>> Start Dataset records
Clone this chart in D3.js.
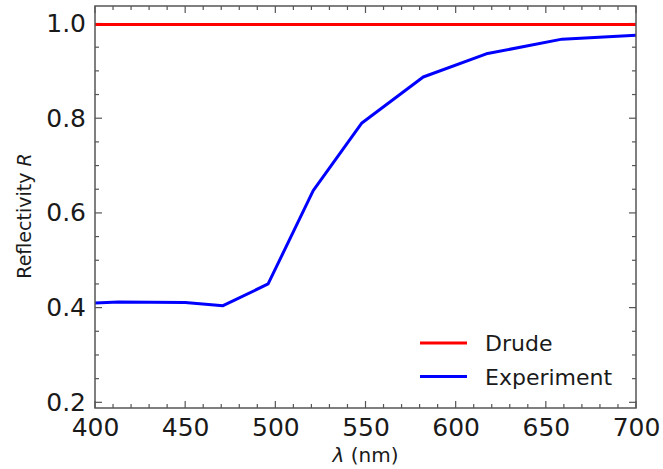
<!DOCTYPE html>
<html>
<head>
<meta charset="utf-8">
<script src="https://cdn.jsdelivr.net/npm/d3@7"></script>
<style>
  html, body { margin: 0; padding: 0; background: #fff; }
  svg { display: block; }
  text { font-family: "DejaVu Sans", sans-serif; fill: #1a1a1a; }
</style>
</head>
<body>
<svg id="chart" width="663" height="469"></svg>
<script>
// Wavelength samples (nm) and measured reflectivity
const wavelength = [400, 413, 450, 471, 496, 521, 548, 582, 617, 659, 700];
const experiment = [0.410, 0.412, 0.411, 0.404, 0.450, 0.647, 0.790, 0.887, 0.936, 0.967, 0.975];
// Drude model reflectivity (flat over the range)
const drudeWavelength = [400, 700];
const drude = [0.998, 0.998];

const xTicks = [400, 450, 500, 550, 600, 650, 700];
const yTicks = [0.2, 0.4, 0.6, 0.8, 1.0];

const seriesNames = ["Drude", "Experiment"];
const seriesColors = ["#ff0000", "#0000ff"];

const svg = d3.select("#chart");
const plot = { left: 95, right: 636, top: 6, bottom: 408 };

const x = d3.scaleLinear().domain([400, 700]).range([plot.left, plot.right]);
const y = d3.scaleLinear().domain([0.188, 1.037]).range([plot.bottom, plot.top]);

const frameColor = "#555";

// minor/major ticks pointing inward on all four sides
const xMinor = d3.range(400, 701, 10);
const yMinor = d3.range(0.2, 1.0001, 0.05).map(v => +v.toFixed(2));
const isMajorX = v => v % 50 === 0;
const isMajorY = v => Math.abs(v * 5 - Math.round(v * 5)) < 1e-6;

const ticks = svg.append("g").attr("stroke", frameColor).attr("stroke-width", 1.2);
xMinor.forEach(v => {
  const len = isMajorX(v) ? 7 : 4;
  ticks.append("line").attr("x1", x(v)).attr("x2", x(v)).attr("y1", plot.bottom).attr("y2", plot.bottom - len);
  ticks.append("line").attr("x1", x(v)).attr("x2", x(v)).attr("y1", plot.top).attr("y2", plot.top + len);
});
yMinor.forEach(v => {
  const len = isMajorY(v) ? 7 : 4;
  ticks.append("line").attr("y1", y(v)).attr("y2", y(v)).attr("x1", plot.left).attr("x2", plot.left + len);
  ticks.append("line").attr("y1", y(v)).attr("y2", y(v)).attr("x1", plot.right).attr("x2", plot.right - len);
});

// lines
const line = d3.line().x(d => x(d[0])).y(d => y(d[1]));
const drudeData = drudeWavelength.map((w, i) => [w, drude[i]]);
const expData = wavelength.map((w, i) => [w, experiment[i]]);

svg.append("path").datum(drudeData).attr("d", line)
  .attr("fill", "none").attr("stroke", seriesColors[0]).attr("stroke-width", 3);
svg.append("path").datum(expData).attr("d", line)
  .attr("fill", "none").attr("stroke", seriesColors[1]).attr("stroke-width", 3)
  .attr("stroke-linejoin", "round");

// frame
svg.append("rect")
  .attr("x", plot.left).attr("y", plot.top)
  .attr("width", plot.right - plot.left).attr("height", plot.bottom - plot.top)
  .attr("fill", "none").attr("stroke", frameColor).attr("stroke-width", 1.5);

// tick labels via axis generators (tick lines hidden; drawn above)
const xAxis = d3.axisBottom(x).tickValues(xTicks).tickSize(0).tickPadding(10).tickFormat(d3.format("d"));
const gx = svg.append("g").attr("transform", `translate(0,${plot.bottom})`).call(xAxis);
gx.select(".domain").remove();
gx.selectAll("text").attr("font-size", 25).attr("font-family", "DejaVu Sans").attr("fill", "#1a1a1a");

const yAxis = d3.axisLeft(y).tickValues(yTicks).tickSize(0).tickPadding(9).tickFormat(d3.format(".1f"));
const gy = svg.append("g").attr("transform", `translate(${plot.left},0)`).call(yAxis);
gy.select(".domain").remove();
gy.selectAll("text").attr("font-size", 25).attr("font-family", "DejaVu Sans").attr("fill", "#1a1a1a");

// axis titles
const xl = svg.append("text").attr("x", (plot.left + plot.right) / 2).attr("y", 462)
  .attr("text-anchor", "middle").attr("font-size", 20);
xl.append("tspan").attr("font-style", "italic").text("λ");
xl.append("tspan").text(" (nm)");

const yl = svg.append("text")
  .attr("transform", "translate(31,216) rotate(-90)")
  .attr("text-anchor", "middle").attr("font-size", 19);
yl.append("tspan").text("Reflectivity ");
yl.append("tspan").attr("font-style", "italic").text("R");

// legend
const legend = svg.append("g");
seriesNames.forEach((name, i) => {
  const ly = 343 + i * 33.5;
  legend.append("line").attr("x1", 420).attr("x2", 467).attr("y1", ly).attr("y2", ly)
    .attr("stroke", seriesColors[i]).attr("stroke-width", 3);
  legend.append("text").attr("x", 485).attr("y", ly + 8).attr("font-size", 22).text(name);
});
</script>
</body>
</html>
>> End Dataset records
>> Start Dataset records
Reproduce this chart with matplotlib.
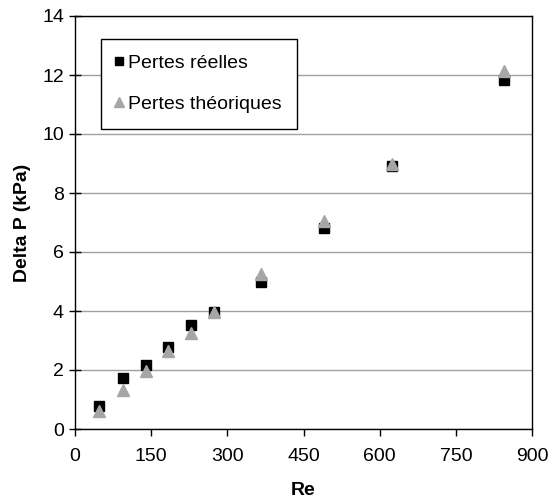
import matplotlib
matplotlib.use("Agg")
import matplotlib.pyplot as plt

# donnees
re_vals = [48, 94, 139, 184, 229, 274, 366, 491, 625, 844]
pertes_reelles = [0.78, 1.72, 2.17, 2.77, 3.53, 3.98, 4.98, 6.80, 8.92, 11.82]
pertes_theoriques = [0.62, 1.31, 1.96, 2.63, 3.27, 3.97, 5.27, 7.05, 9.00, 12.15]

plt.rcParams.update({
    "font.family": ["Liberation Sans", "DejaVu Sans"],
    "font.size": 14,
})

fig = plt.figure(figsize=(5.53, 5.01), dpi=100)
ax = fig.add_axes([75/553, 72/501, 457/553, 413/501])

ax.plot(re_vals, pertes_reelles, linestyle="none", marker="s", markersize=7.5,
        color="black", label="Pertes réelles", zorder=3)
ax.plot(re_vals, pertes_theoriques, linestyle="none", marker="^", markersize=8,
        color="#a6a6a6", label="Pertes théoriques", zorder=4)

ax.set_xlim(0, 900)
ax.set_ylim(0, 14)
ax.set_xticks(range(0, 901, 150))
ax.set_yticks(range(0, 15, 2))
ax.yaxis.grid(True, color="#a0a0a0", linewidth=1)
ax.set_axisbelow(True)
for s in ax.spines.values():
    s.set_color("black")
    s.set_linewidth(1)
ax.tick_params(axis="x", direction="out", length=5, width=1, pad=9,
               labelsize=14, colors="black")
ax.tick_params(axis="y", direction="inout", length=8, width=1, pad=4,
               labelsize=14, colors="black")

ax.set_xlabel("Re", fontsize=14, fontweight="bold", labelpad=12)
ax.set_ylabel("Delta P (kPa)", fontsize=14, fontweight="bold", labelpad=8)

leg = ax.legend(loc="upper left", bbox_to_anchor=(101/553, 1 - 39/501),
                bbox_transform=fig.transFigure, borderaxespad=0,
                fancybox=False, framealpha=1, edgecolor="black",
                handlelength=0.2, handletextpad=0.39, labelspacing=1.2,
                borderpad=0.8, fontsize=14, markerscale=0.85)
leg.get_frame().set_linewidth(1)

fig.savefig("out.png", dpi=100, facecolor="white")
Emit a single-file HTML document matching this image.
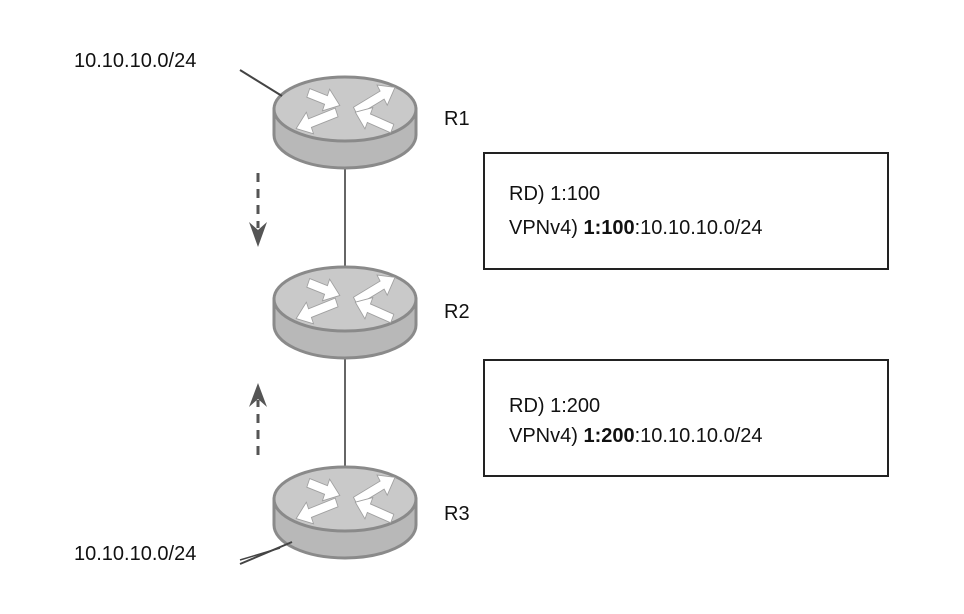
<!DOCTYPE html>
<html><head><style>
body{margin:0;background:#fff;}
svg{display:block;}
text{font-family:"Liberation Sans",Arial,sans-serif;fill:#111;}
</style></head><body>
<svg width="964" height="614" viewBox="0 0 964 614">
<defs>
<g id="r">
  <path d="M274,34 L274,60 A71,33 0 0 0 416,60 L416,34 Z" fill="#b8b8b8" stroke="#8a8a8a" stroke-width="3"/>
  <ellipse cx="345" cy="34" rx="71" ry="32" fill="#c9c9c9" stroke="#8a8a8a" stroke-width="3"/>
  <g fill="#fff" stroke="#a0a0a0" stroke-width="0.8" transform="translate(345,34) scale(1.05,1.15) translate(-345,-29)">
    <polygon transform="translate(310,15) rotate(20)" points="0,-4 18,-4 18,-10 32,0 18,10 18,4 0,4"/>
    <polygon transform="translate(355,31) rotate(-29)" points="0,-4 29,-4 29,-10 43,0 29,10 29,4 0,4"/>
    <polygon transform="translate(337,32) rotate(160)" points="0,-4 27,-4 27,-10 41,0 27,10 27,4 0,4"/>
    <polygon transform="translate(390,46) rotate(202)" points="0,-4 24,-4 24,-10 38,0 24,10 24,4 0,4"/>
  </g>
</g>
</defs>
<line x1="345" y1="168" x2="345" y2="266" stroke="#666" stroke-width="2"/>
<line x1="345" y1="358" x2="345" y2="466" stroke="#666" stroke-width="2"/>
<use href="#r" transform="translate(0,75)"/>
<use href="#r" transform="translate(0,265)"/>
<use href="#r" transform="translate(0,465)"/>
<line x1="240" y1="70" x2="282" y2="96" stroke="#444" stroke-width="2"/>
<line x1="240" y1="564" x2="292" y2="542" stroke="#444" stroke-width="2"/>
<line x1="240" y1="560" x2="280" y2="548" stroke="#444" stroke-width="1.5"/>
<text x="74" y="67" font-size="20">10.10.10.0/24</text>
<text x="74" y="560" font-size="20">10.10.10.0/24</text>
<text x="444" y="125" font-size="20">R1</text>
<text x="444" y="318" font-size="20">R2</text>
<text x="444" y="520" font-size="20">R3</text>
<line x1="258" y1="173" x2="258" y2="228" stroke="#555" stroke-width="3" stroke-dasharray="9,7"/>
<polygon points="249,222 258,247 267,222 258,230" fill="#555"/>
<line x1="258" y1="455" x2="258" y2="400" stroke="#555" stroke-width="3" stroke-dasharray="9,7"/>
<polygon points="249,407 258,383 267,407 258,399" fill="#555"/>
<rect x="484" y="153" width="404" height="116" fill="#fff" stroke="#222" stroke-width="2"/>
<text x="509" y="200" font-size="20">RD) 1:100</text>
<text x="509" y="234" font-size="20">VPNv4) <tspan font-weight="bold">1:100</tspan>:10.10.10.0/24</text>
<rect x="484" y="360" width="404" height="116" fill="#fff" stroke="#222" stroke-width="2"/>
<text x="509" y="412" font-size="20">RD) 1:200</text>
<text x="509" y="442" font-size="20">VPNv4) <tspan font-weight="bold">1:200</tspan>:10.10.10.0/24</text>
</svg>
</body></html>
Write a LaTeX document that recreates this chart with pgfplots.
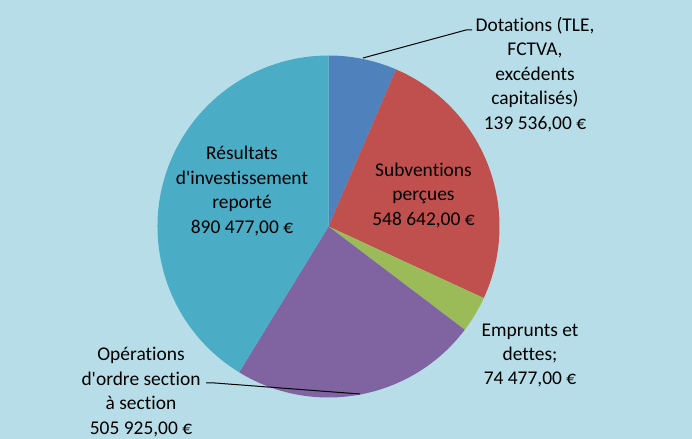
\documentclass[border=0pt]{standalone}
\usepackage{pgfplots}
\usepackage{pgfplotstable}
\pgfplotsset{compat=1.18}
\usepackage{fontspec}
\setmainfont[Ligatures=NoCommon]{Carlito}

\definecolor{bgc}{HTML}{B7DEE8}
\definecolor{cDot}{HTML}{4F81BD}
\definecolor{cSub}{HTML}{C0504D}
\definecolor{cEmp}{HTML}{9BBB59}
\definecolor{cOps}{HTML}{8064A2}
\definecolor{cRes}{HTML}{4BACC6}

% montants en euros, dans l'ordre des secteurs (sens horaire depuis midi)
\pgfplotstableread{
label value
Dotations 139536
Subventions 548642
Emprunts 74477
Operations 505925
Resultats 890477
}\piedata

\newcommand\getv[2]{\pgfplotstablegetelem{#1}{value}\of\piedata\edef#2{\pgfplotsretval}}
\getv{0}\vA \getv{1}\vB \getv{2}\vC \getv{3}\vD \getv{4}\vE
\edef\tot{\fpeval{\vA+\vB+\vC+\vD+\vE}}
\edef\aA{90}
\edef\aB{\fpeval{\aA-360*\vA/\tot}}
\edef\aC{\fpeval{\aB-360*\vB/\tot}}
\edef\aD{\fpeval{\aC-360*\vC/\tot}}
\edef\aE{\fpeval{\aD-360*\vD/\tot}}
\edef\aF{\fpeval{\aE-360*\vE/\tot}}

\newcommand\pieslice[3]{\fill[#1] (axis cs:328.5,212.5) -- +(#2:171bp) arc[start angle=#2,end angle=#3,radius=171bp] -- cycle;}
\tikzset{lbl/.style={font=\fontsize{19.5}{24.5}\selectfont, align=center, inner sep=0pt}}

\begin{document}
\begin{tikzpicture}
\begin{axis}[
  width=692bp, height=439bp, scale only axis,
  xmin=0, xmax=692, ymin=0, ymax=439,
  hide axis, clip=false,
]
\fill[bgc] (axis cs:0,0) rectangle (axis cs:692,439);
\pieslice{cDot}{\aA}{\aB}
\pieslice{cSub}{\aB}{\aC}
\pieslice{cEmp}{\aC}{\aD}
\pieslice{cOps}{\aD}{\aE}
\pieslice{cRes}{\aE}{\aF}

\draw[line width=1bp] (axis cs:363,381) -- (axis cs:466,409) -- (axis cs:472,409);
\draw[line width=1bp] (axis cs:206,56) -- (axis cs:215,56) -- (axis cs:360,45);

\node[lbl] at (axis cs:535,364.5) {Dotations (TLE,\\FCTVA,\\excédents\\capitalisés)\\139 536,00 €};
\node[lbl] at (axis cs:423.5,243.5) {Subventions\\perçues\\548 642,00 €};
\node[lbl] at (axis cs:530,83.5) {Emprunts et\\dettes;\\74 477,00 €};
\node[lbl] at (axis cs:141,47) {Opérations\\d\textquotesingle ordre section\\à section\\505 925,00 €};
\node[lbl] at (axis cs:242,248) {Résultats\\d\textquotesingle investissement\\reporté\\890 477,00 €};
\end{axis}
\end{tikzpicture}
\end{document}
>> End Dataset records
>> Start Dataset records
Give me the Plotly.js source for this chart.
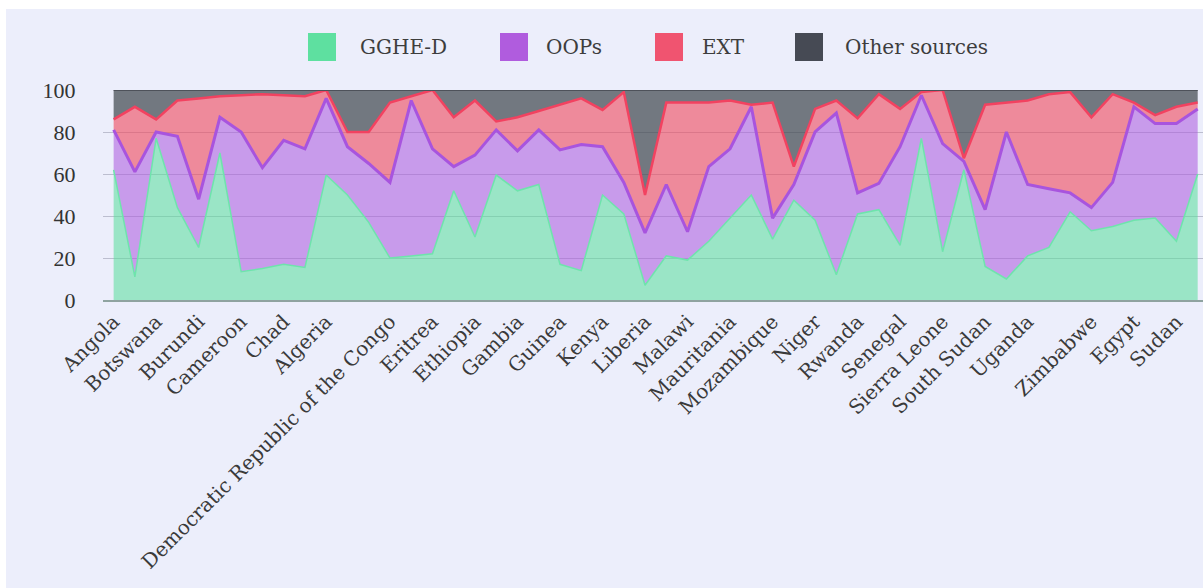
>> End Dataset records
| Work instructions |
In the listing above, find the line containing "Clone this chart in D3.js." and the line containing "const drude = [0.998, 0.998];". Reproduce those lines and all between them exactly, with no pictures and nothing more.

| Final result |
Clone this chart in D3.js.
<!DOCTYPE html>
<html>
<head>
<meta charset="utf-8">
<script src="https://cdn.jsdelivr.net/npm/d3@7"></script>
<style>
  html, body { margin: 0; padding: 0; background: #fff; }
  svg { display: block; }
  text { font-family: "DejaVu Sans", sans-serif; fill: #1a1a1a; }
</style>
</head>
<body>
<svg id="chart" width="663" height="469"></svg>
<script>
// Wavelength samples (nm) and measured reflectivity
const wavelength = [400, 413, 450, 471, 496, 521, 548, 582, 617, 659, 700];
const experiment = [0.410, 0.412, 0.411, 0.404, 0.450, 0.647, 0.790, 0.887, 0.936, 0.967, 0.975];
// Drude model reflectivity (flat over the range)
const drudeWavelength = [400, 700];
const drude = [0.998, 0.998];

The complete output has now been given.